I come now to the spark that lit the fire of this letter. On Monday 3 October I attended the 8:30PM showing of The Debt in Screen 10. Once again, I tried to keep relaxed. The adverts were projected perfectly. All was fine. But then the movie started, and I became close to furious. Below is an example of how the film was being projected:

It was not only of the wrong size for the screen, it was also noticeably wonky. I tried to explain to a man on duty about the fault. He didn’t understand: “You want a bigger screen, do you?” he said, looking puzzled. I explained again, as calmly as I could (well aware I was missing the start of the film I had paid for) that the screen size was incorrect and the picture askew. “I’ll talk to them” he said finally. I went back to watch the film. The picture stayed wonky and too small. Half an hour later I ventured out again and spoke to the same man. “I spoke to them as soon as you came out the last time” he said. I explained the film was still incorrectly projected. “I could ask them again, if you’d like?” he said. I was beyond irritated at this point. I went back to watch the film. No effort was made to alter the picture for its entire running time. It was projected badly, at an angle, at a small size, the whole of the way through, in spite of me notifying staff two times during the performance.

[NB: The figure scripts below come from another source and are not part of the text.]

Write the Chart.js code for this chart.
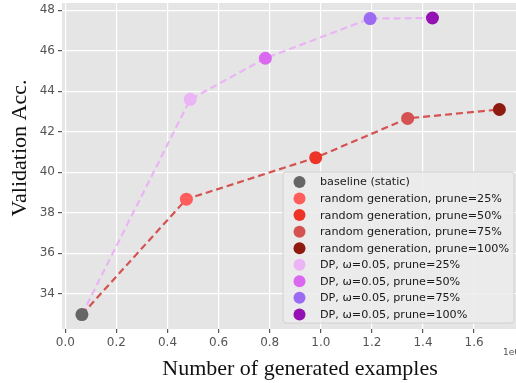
<!DOCTYPE html>
<html>
<head>
<meta charset="utf-8">
<script src="https://cdn.jsdelivr.net/npm/chart.js@4"></script>
<style>
  html, body { margin: 0; padding: 0; background: #fff; }
  #wrap { width: 516px; height: 383px; position: relative; }
</style>
</head>
<body>
<div id="wrap"><canvas id="accChart"></canvas></div>
<script>
// values (x in units of 1e6 generated examples)
const baselineX = [0.065];
const baselineY = [32.97];
const randomX = [0.474, 0.980, 1.340, 1.699];
const randomY = [38.67, 40.72, 42.66, 43.10];
const dpX = [0.489, 0.783, 1.193, 1.437];
const dpY = [43.60, 45.63, 47.59, 47.62];
const prunes = ['25%', '50%', '75%', '100%'];
const xTicks = [0, 0.2, 0.4, 0.6, 0.8, 1.0, 1.2, 1.4, 1.6];
const yTicks = [34, 36, 38, 40, 42, 44, 46, 48];

const randomColors = ['#ff5c5c', '#ee3426', '#d55252', '#8e1a10'];
const dpColors = ['#ebb4f5', '#da68f0', '#9b6cf2', '#9412b4'];

const pts = (xs, ys) => xs.map((x, i) => ({ x: x, y: ys[i] }));

const datasets = [];
datasets.push({
    label: 'dp-line', data: pts(baselineX.concat(dpX), baselineY.concat(dpY)),
    showLine: true, borderColor: '#ebb4f5', borderWidth: 2.2, borderDash: [7, 4],
    pointRadius: 0, order: 10, isLine: true
});
datasets.push({
    label: 'rg-line', data: pts(baselineX.concat(randomX), baselineY.concat(randomY)),
    showLine: true, borderColor: '#d55252', borderWidth: 2.2, borderDash: [7, 4],
    pointRadius: 0, order: 9, isLine: true
});
datasets.push({
    label: 'baseline (static)', data: pts(baselineX, baselineY),
    backgroundColor: '#666666', pointRadius: 6.5, borderWidth: 0, order: 0
});
prunes.forEach((p, i) => {
    datasets.push({
        label: 'random generation, prune=' + p, data: pts([randomX[i]], [randomY[i]]),
        backgroundColor: randomColors[i], pointRadius: 6.5, borderWidth: 0, order: 0
    });
});
prunes.forEach((p, i) => {
    datasets.push({
        label: 'DP, \u03c9=0.05, prune=' + p, data: pts([dpX[i]], [dpY[i]]),
        backgroundColor: dpColors[i], pointRadius: 6.5, borderWidth: 0, order: 0
    });
});

const tickFont = { family: 'DejaVu Sans', size: 12 };

const panelBg = {
    id: 'panelBg',
    beforeDraw(chart) {
        const { ctx, chartArea: a } = chart;
        ctx.save();
        ctx.fillStyle = '#e5e5e5';
        ctx.fillRect(a.left, a.top, a.right - a.left, a.bottom - a.top);
        ctx.restore();
    }
};

const extras = {
    id: 'extras',
    afterDraw(chart) {
        const ctx = chart.ctx;
        ctx.save();
        // axis titles
        ctx.fillStyle = '#111';
        ctx.font = '22px "Liberation Serif"';
        ctx.textAlign = 'center';
        ctx.textBaseline = 'middle';
        ctx.fillText('Number of generated examples', 300, 369);
        ctx.save();
        ctx.translate(20, 148);
        ctx.rotate(-Math.PI / 2);
        ctx.fillText('Validation Acc.', 0, 0);
        ctx.restore();
        // offset label
        ctx.fillStyle = '#555';
        ctx.font = '9px "DejaVu Sans"';
        ctx.textAlign = 'left';
        ctx.fillText('1e6', 503, 353);

        // legend
        const items = chart.data.datasets.filter(d => !d.isLine);
        const bx = 283, by = 172, bw = 231, bh = 151;
        ctx.beginPath();
        ctx.roundRect(bx, by, bw, bh, 3);
        ctx.fillStyle = 'rgba(236,236,236,0.85)';
        ctx.fill();
        ctx.strokeStyle = '#d2d2d2';
        ctx.lineWidth = 1;
        ctx.stroke();
        ctx.font = '11.2px "DejaVu Sans"';
        ctx.textBaseline = 'middle';
        items.forEach((d, i) => {
            const cy = 182 + i * 16.55;
            ctx.beginPath();
            ctx.arc(299.5, cy, 6, 0, Math.PI * 2);
            ctx.fillStyle = d.backgroundColor;
            ctx.fill();
            ctx.fillStyle = '#1a1a1a';
            ctx.fillText(d.label, 320, cy + 0.5);
        });
        ctx.restore();
    }
};

new Chart(document.getElementById('accChart').getContext('2d'), {
    type: 'scatter',
    data: { datasets: datasets },
    options: {
        responsive: true,
        maintainAspectRatio: false,
        animation: false,
        layout: { autoPadding: false, padding: { top: 3, right: 0, left: 0, bottom: 0 } },
        plugins: { legend: { display: false }, tooltip: { enabled: false } },
        scales: {
            x: {
                type: 'linear', min: -0.0129, max: 1.764,
                afterFit(s) { s.height = 54; s.paddingLeft = 0; s.paddingRight = 0; },
                afterBuildTicks(s) { s.ticks = xTicks.map(v => ({ value: v })); },
                ticks: { font: tickFont, color: '#555', padding: 3,
                    callback: v => v.toFixed(1) },
                grid: { color: '#ffffff', lineWidth: 1.2, tickColor: '#555', tickLength: 4 },
                border: { display: false }
            },
            y: {
                type: 'linear', min: 32.256, max: 48.36,
                afterFit(s) { s.width = 62; s.paddingTop = 0; s.paddingBottom = 0; },
                afterBuildTicks(s) { s.ticks = yTicks.map(v => ({ value: v })); },
                ticks: { font: tickFont, color: '#555', padding: 3,
                    callback: v => String(v) },
                grid: { color: '#ffffff', lineWidth: 1.2, tickColor: '#555', tickLength: 4 },
                border: { display: false }
            }
        }
    },
    plugins: [panelBg, extras]
});
</script>
</body>
</html>
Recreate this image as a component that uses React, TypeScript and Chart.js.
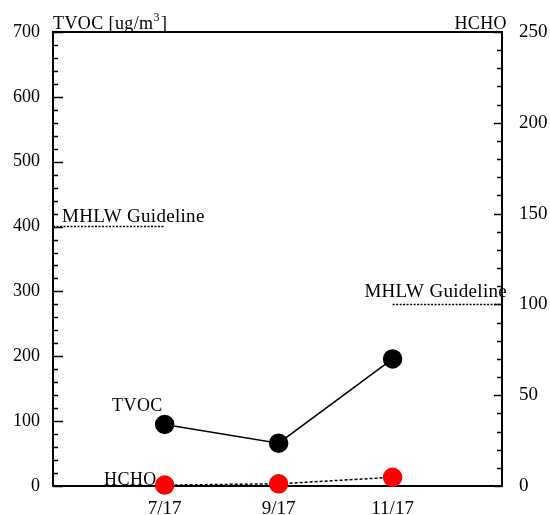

Why did the projectionist not right the film himself/herself? Why was nothing done when I complained the first time, and then the second? Was there even a projectionist there, up in the heavens, or just an untrained teenager flicking on an ‘On’ switch before walking off? These are the questions I want answered.

I would like to make it clear that I am not on some kind of crusade to get more free tickets. I am simply trying to make it plain and clear to you that there are some serious, deep-rooted problems in your cinema. Incompetence in cinema practice is spreading like a plague, and your cinema is, judging by this evidence, at the forefront of this surge of bad service. This now mounts up to five screenings that have been ruined because of staff failings in the past two months. I would like to know how this has been allowed to continue for so long, and what precautions are being made to ensure students, like me, never have to regret paying a cinema chain to do what they are supposed to do: project a film at a professional standard.

Yours sincerely,

Barnaby Walter,

Film Editor of Southampton University’s The Edge Entertainments Magazine, and author of The WALTERMEDIA Film Blog.